Source code of charts:
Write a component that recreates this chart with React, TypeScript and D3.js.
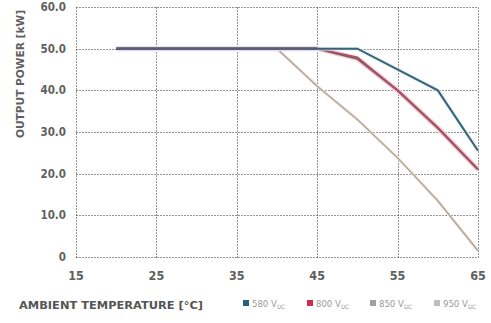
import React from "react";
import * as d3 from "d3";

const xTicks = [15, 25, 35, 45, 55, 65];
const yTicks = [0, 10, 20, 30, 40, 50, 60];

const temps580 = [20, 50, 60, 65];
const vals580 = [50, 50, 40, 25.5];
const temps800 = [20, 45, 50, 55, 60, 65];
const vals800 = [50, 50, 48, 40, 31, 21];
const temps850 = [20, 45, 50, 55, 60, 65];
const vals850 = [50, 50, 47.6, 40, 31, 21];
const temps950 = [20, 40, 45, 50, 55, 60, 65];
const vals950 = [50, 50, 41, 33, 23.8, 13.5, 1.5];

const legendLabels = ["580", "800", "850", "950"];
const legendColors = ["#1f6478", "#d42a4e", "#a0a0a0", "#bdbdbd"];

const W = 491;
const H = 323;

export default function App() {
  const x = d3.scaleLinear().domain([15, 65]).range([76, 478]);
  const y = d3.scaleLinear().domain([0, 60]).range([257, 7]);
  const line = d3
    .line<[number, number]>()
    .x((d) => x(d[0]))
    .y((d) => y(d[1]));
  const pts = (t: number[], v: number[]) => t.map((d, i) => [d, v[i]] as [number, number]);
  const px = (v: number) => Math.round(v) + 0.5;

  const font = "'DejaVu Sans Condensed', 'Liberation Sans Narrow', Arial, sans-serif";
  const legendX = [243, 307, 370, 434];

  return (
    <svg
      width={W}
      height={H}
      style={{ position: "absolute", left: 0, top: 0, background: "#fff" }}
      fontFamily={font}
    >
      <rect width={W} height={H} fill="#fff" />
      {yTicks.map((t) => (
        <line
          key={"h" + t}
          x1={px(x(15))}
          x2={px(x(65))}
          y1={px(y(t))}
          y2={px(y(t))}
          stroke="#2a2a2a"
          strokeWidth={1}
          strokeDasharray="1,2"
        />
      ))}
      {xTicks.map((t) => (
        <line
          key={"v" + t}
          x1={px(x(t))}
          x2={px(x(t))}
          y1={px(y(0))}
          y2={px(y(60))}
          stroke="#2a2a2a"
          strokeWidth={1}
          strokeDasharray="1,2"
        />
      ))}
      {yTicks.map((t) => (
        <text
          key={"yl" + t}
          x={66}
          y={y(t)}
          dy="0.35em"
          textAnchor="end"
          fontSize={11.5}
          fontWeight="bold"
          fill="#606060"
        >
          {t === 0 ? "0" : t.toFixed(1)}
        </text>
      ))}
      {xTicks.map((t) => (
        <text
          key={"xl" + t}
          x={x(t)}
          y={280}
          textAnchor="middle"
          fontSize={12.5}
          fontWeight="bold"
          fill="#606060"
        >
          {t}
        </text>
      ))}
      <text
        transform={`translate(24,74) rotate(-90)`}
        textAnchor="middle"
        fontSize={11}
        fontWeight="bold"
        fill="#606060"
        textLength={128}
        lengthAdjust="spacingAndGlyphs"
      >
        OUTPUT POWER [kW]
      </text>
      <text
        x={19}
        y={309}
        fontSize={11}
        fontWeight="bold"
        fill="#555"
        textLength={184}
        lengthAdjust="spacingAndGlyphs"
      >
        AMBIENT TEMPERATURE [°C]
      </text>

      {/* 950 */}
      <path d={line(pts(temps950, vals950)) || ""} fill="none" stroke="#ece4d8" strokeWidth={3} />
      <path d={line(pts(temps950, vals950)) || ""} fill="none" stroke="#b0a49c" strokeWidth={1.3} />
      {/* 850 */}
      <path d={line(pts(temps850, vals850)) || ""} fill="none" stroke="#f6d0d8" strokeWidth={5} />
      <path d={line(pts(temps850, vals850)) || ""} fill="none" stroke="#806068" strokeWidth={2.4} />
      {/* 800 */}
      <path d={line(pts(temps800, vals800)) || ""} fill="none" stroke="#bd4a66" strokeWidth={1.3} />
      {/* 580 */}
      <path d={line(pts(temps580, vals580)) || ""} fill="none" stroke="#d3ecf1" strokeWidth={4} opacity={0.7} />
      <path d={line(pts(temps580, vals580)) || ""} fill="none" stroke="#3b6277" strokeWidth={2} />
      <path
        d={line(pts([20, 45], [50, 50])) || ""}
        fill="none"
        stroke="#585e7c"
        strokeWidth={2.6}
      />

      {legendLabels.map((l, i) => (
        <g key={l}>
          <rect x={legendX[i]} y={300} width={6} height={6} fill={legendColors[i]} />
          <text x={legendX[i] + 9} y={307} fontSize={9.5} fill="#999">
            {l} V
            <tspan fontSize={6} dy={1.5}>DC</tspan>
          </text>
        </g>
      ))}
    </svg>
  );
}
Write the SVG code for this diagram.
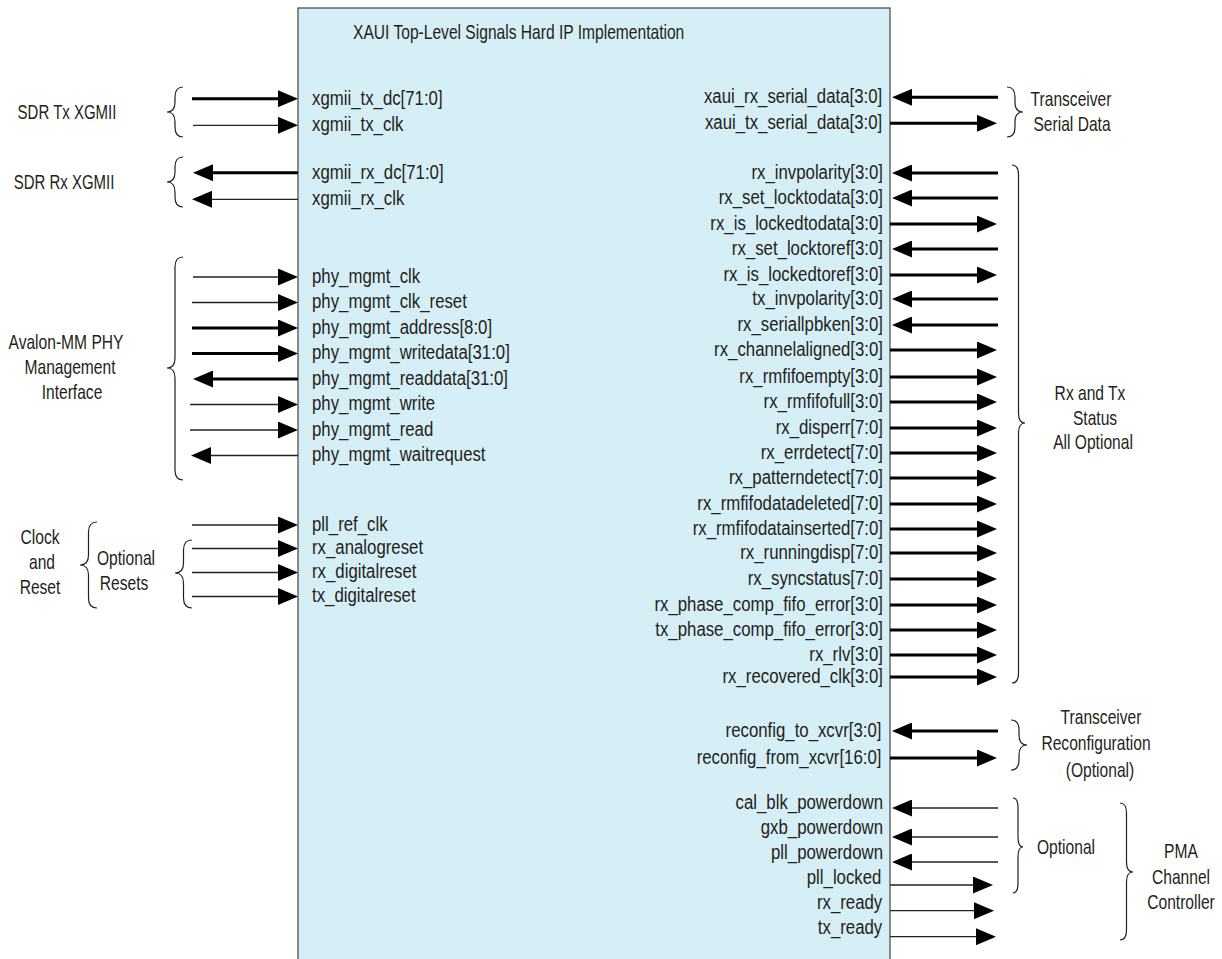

### What is required:
Where a line contains the string "this", extract that line.

### Exercise result:
Write a component that recreates this chart with React, TypeScript and D3.js.
Write the SVG code for this diagram.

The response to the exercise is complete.